> [TO BE DONE]:
Exactly as written, quote every line that follows, skipping the images.

-- Start of MATERIAL PROVIDED --

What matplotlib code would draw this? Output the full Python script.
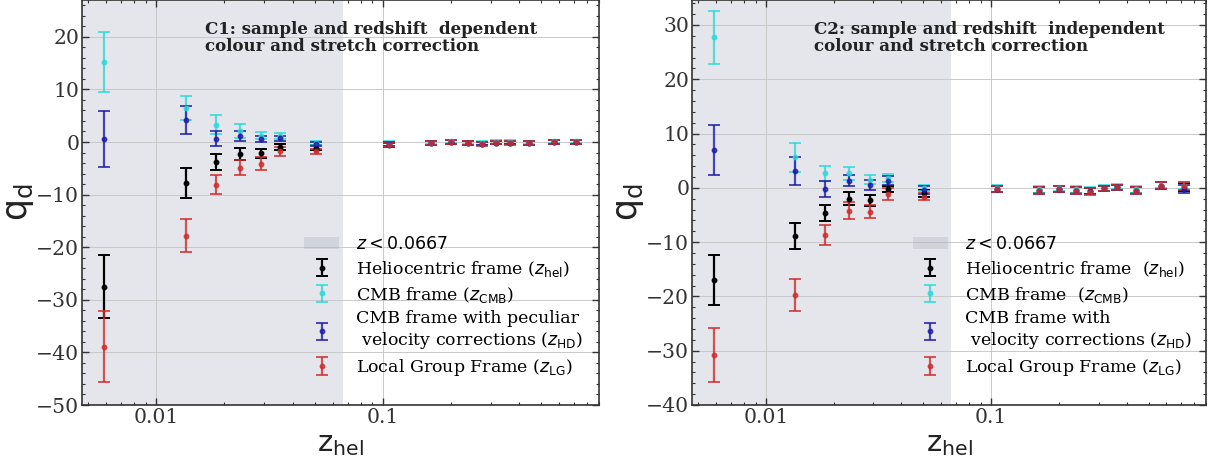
import matplotlib
matplotlib.use("Agg")
import matplotlib.pyplot as plt
from matplotlib.ticker import MultipleLocator, FixedLocator, FixedFormatter, LogLocator, NullFormatter
import numpy as np

plt.rcParams['font.family'] = ['DejaVu Serif']
plt.rcParams['mathtext.fontset'] = 'dejavusans'

# redshift bins (shared by both panels)
z_bins = [0.0059, 0.0135, 0.0184, 0.0233, 0.029, 0.035, 0.0505,
          0.1066, 0.164, 0.2, 0.238, 0.274, 0.316, 0.364, 0.44, 0.57, 0.716]

# C1: sample and redshift dependent correction
c1_hel = [-27.5, -7.8, -3.85, -2.3, -2.1, -1.0, -1.1,
          -0.5, -0.2, 0.0, -0.2, -0.3, -0.1, -0.1, -0.2, 0.0, 0.0]
c1_hel_err = [6.0, 2.8, 1.55, 1.2, 0.85, 0.6, 0.5,
              0.4, 0.35, 0.35, 0.35, 0.35, 0.35, 0.35, 0.35, 0.35, 0.35]
c1_cmb = [15.3, 6.5, 3.3, 2.1, 1.2, 1.1, -0.2,
          -0.3, -0.1, 0.1, -0.1, -0.2, 0.0, 0.0, -0.1, 0.1, 0.1]
c1_cmb_err = [5.7, 2.3, 1.8, 1.4, 0.7, 0.6, 0.4,
              0.4, 0.35, 0.35, 0.35, 0.35, 0.35, 0.35, 0.35, 0.35, 0.35]
c1_hd = [0.6, 4.2, 0.6, 1.1, 0.6, 0.7, -0.4,
         -0.4, -0.2, 0.0, -0.2, -0.3, -0.1, -0.1, -0.2, 0.0, 0.0]
c1_hd_err = [5.35, 2.65, 1.45, 0.95, 0.6, 0.5, 0.4,
             0.4, 0.35, 0.35, 0.35, 0.35, 0.35, 0.35, 0.35, 0.35, 0.35]
c1_lg = [-38.9, -17.8, -8.1, -4.9, -4.1, -1.8, -1.8,
         -0.6, -0.2, 0.0, -0.2, -0.35, -0.1, -0.15, -0.25, 0.0, -0.05]
c1_lg_err = [6.8, 3.1, 1.8, 1.45, 1.25, 0.8, 0.5,
             0.4, 0.35, 0.35, 0.35, 0.35, 0.35, 0.35, 0.35, 0.35, 0.35]

# C2: sample and redshift independent correction
c2_hel = [-16.9, -8.9, -4.7, -2.0, -2.3, -0.25, -1.0,
          -0.2, -0.4, -0.2, -0.4, -0.6, -0.1, 0.1, -0.4, 0.4, 0.2]
c2_hel_err = [4.6, 2.4, 1.45, 1.2, 1.0, 0.6, 0.6,
              0.6, 0.6, 0.5, 0.6, 0.6, 0.5, 0.5, 0.6, 0.6, 0.7]
c2_cmb = [27.7, 5.6, 2.7, 2.7, 1.5, 1.8, 0.0,
          -0.1, -0.3, -0.1, -0.3, -0.5, 0.0, 0.2, -0.3, 0.5, 0.4]
c2_cmb_err = [4.9, 2.6, 1.4, 1.2, 0.8, 0.8, 0.5,
              0.6, 0.6, 0.5, 0.6, 0.6, 0.5, 0.5, 0.6, 0.6, 0.7]
c2_hd = [7.0, 3.1, -0.2, 1.35, 0.5, 1.3, -0.4,
         -0.2, -0.5, -0.2, -0.5, -0.6, -0.1, 0.1, -0.5, 0.4, -0.25]
c2_hd_err = [4.55, 2.5, 1.5, 1.1, 0.9, 0.8, 0.7,
             0.6, 0.6, 0.5, 0.6, 0.6, 0.5, 0.5, 0.6, 0.6, 0.7]
c2_lg = [-30.8, -19.7, -8.7, -4.2, -4.4, -1.1, -1.6,
         -0.25, -0.5, -0.2, -0.5, -0.7, -0.1, 0.1, -0.5, 0.4, 0.35]
c2_lg_err = [5.0, 2.9, 1.8, 1.5, 1.2, 1.1, 0.7,
             0.6, 0.6, 0.5, 0.6, 0.6, 0.5, 0.5, 0.6, 0.6, 0.7]

z_cut = 0.0667
colors = ['black', '#2fd8d8', '#1c1ca8', '#d02c2c']

panels = [
    dict(title="C1: sample and redshift  dependent\ncolour and stretch correction",
         series=[(c1_hel, c1_hel_err), (c1_cmb, c1_cmb_err), (c1_hd, c1_hd_err), (c1_lg, c1_lg_err)],
         labels=[r"Heliocentric frame ($z_{\rm hel}$)",
                 r"CMB frame ($z_{\rm CMB}$)",
                 "CMB frame with peculiar\n velocity corrections ($z_{\\rm HD}$)",
                 r"Local Group Frame ($z_{\rm LG}$)"],
         ylim=(-50, 27), yticks=np.arange(-50, 21, 10),
         rect=[82 / 1223, 60 / 465, 517 / 1223, 405 / 465]),
    dict(title="C2: sample and redshift  independent\ncolour and stretch correction",
         series=[(c2_hel, c2_hel_err), (c2_cmb, c2_cmb_err), (c2_hd, c2_hd_err), (c2_lg, c2_lg_err)],
         labels=[r"Heliocentric frame  ($z_{\rm hel}$)",
                 r"CMB frame  ($z_{\rm CMB}$)",
                 "CMB frame with\n velocity corrections ($z_{\\rm HD}$)",
                 r"Local Group Frame ($z_{\rm LG}$)"],
         ylim=(-40, 34.6), yticks=np.arange(-40, 31, 10),
         rect=[692 / 1223, 60 / 465, 514 / 1223, 405 / 465]),
]

fig = plt.figure(figsize=(12.23, 4.65), dpi=100)

for p in panels:
    ax = fig.add_axes(p['rect'])
    ax.set_xscale('log')
    ax.set_xlim(0.0047, 0.9)
    ax.set_ylim(*p['ylim'])
    ax.axvspan(0.0047, z_cut, facecolor='#a0a8b9', alpha=0.28, lw=0,
               zorder=0, label=r'$z<0.0667$')
    for (vals, errs), col, lab in zip(p['series'], colors, p['labels']):
        al = 1.0 if col == 'black' else 0.8
        ax.errorbar(z_bins, vals, yerr=errs, fmt='o', color=col, ms=3.2,
                    elinewidth=1.6, capsize=4, capthick=1.4, alpha=al,
                    label=lab, zorder=3)

    ax.xaxis.set_major_locator(FixedLocator([0.01, 0.1]))
    ax.xaxis.set_major_formatter(FixedFormatter(['0.01', '0.1']))
    ax.xaxis.set_minor_locator(LogLocator(base=10, subs=np.arange(2, 10)))
    ax.xaxis.set_minor_formatter(NullFormatter())
    ax.set_yticks(p['yticks'])
    ax.yaxis.set_minor_locator(MultipleLocator(2))
    ax.tick_params(which='both', direction='in', top=True, right=True,
                   colors='#333333', labelsize=14.7, pad=2)
    ax.tick_params(which='major', length=5, width=1.0)
    ax.tick_params(which='minor', length=2.5, width=0.8)
    for sp in ax.spines.values():
        sp.set_color('#333333')
        sp.set_linewidth(1.2)
    ax.grid(True, which='major', color='#c9c9c9', lw=0.7)
    ax.set_axisbelow(True)

    ax.set_xlabel(r'$\mathsf{z}_{\mathsf{hel}}$', fontsize=21, color='#222222', labelpad=2)
    ax.set_ylabel(r'$\mathsf{q}_{\mathsf{d}}$', fontsize=25, color='#222222', labelpad=0)

    ax.text(0.237, 0.948, p['title'], transform=ax.transAxes, fontsize=12,
            fontweight='bold', va='top', ha='left', color='#222222', linespacing=1.0)

    ax.legend(loc='upper left', bbox_to_anchor=(0.43, 0.417), frameon=False,
              fontsize=12.5, handlelength=2.0, handletextpad=1.0,
              labelspacing=0.33, borderpad=0, borderaxespad=0)

fig.savefig('out.png', dpi=100)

-- End of MATERIAL PROVIDED --

> [RESPONSE FOR THIS EXERCISE]:
What matplotlib code would draw this? Output the full Python script.
import matplotlib
matplotlib.use("Agg")
import matplotlib.pyplot as plt
from matplotlib.ticker import MultipleLocator, FixedLocator, FixedFormatter, LogLocator, NullFormatter
import numpy as np

plt.rcParams['font.family'] = ['DejaVu Serif']
plt.rcParams['mathtext.fontset'] = 'dejavusans'

# redshift bins (shared by both panels)
z_bins = [0.0059, 0.0135, 0.0184, 0.0233, 0.029, 0.035, 0.0505,
          0.1066, 0.164, 0.2, 0.238, 0.274, 0.316, 0.364, 0.44, 0.57, 0.716]

# C1: sample and redshift dependent correction
c1_hel = [-27.5, -7.8, -3.85, -2.3, -2.1, -1.0, -1.1,
          -0.5, -0.2, 0.0, -0.2, -0.3, -0.1, -0.1, -0.2, 0.0, 0.0]
c1_hel_err = [6.0, 2.8, 1.55, 1.2, 0.85, 0.6, 0.5,
              0.4, 0.35, 0.35, 0.35, 0.35, 0.35, 0.35, 0.35, 0.35, 0.35]
c1_cmb = [15.3, 6.5, 3.3, 2.1, 1.2, 1.1, -0.2,
          -0.3, -0.1, 0.1, -0.1, -0.2, 0.0, 0.0, -0.1, 0.1, 0.1]
c1_cmb_err = [5.7, 2.3, 1.8, 1.4, 0.7, 0.6, 0.4,
              0.4, 0.35, 0.35, 0.35, 0.35, 0.35, 0.35, 0.35, 0.35, 0.35]
c1_hd = [0.6, 4.2, 0.6, 1.1, 0.6, 0.7, -0.4,
         -0.4, -0.2, 0.0, -0.2, -0.3, -0.1, -0.1, -0.2, 0.0, 0.0]
c1_hd_err = [5.35, 2.65, 1.45, 0.95, 0.6, 0.5, 0.4,
             0.4, 0.35, 0.35, 0.35, 0.35, 0.35, 0.35, 0.35, 0.35, 0.35]
c1_lg = [-38.9, -17.8, -8.1, -4.9, -4.1, -1.8, -1.8,
         -0.6, -0.2, 0.0, -0.2, -0.35, -0.1, -0.15, -0.25, 0.0, -0.05]
c1_lg_err = [6.8, 3.1, 1.8, 1.45, 1.25, 0.8, 0.5,
             0.4, 0.35, 0.35, 0.35, 0.35, 0.35, 0.35, 0.35, 0.35, 0.35]

# C2: sample and redshift independent correction
c2_hel = [-16.9, -8.9, -4.7, -2.0, -2.3, -0.25, -1.0,
          -0.2, -0.4, -0.2, -0.4, -0.6, -0.1, 0.1, -0.4, 0.4, 0.2]
c2_hel_err = [4.6, 2.4, 1.45, 1.2, 1.0, 0.6, 0.6,
              0.6, 0.6, 0.5, 0.6, 0.6, 0.5, 0.5, 0.6, 0.6, 0.7]
c2_cmb = [27.7, 5.6, 2.7, 2.7, 1.5, 1.8, 0.0,
          -0.1, -0.3, -0.1, -0.3, -0.5, 0.0, 0.2, -0.3, 0.5, 0.4]
c2_cmb_err = [4.9, 2.6, 1.4, 1.2, 0.8, 0.8, 0.5,
              0.6, 0.6, 0.5, 0.6, 0.6, 0.5, 0.5, 0.6, 0.6, 0.7]
c2_hd = [7.0, 3.1, -0.2, 1.35, 0.5, 1.3, -0.4,
         -0.2, -0.5, -0.2, -0.5, -0.6, -0.1, 0.1, -0.5, 0.4, -0.25]
c2_hd_err = [4.55, 2.5, 1.5, 1.1, 0.9, 0.8, 0.7,
             0.6, 0.6, 0.5, 0.6, 0.6, 0.5, 0.5, 0.6, 0.6, 0.7]
c2_lg = [-30.8, -19.7, -8.7, -4.2, -4.4, -1.1, -1.6,
         -0.25, -0.5, -0.2, -0.5, -0.7, -0.1, 0.1, -0.5, 0.4, 0.35]
c2_lg_err = [5.0, 2.9, 1.8, 1.5, 1.2, 1.1, 0.7,
             0.6, 0.6, 0.5, 0.6, 0.6, 0.5, 0.5, 0.6, 0.6, 0.7]

z_cut = 0.0667
colors = ['black', '#2fd8d8', '#1c1ca8', '#d02c2c']

panels = [
    dict(title="C1: sample and redshift  dependent\ncolour and stretch correction",
         series=[(c1_hel, c1_hel_err), (c1_cmb, c1_cmb_err), (c1_hd, c1_hd_err), (c1_lg, c1_lg_err)],
         labels=[r"Heliocentric frame ($z_{\rm hel}$)",
                 r"CMB frame ($z_{\rm CMB}$)",
                 "CMB frame with peculiar\n velocity corrections ($z_{\\rm HD}$)",
                 r"Local Group Frame ($z_{\rm LG}$)"],
         ylim=(-50, 27), yticks=np.arange(-50, 21, 10),
         rect=[82 / 1223, 60 / 465, 517 / 1223, 405 / 465]),
    dict(title="C2: sample and redshift  independent\ncolour and stretch correction",
         series=[(c2_hel, c2_hel_err), (c2_cmb, c2_cmb_err), (c2_hd, c2_hd_err), (c2_lg, c2_lg_err)],
         labels=[r"Heliocentric frame  ($z_{\rm hel}$)",
                 r"CMB frame  ($z_{\rm CMB}$)",
                 "CMB frame with\n velocity corrections ($z_{\\rm HD}$)",
                 r"Local Group Frame ($z_{\rm LG}$)"],
         ylim=(-40, 34.6), yticks=np.arange(-40, 31, 10),
         rect=[692 / 1223, 60 / 465, 514 / 1223, 405 / 465]),
]

fig = plt.figure(figsize=(12.23, 4.65), dpi=100)

for p in panels:
    ax = fig.add_axes(p['rect'])
    ax.set_xscale('log')
    ax.set_xlim(0.0047, 0.9)
    ax.set_ylim(*p['ylim'])
    ax.axvspan(0.0047, z_cut, facecolor='#a0a8b9', alpha=0.28, lw=0,
               zorder=0, label=r'$z<0.0667$')
    for (vals, errs), col, lab in zip(p['series'], colors, p['labels']):
        al = 1.0 if col == 'black' else 0.8
        ax.errorbar(z_bins, vals, yerr=errs, fmt='o', color=col, ms=3.2,
                    elinewidth=1.6, capsize=4, capthick=1.4, alpha=al,
                    label=lab, zorder=3)

    ax.xaxis.set_major_locator(FixedLocator([0.01, 0.1]))
    ax.xaxis.set_major_formatter(FixedFormatter(['0.01', '0.1']))
    ax.xaxis.set_minor_locator(LogLocator(base=10, subs=np.arange(2, 10)))
    ax.xaxis.set_minor_formatter(NullFormatter())
    ax.set_yticks(p['yticks'])
    ax.yaxis.set_minor_locator(MultipleLocator(2))
    ax.tick_params(which='both', direction='in', top=True, right=True,
                   colors='#333333', labelsize=14.7, pad=2)
    ax.tick_params(which='major', length=5, width=1.0)
    ax.tick_params(which='minor', length=2.5, width=0.8)
    for sp in ax.spines.values():
        sp.set_color('#333333')
        sp.set_linewidth(1.2)
    ax.grid(True, which='major', color='#c9c9c9', lw=0.7)
    ax.set_axisbelow(True)

    ax.set_xlabel(r'$\mathsf{z}_{\mathsf{hel}}$', fontsize=21, color='#222222', labelpad=2)
    ax.set_ylabel(r'$\mathsf{q}_{\mathsf{d}}$', fontsize=25, color='#222222', labelpad=0)

    ax.text(0.237, 0.948, p['title'], transform=ax.transAxes, fontsize=12,
            fontweight='bold', va='top', ha='left', color='#222222', linespacing=1.0)

    ax.legend(loc='upper left', bbox_to_anchor=(0.43, 0.417), frameon=False,
              fontsize=12.5, handlelength=2.0, handletextpad=1.0,
              labelspacing=0.33, borderpad=0, borderaxespad=0)

fig.savefig('out.png', dpi=100)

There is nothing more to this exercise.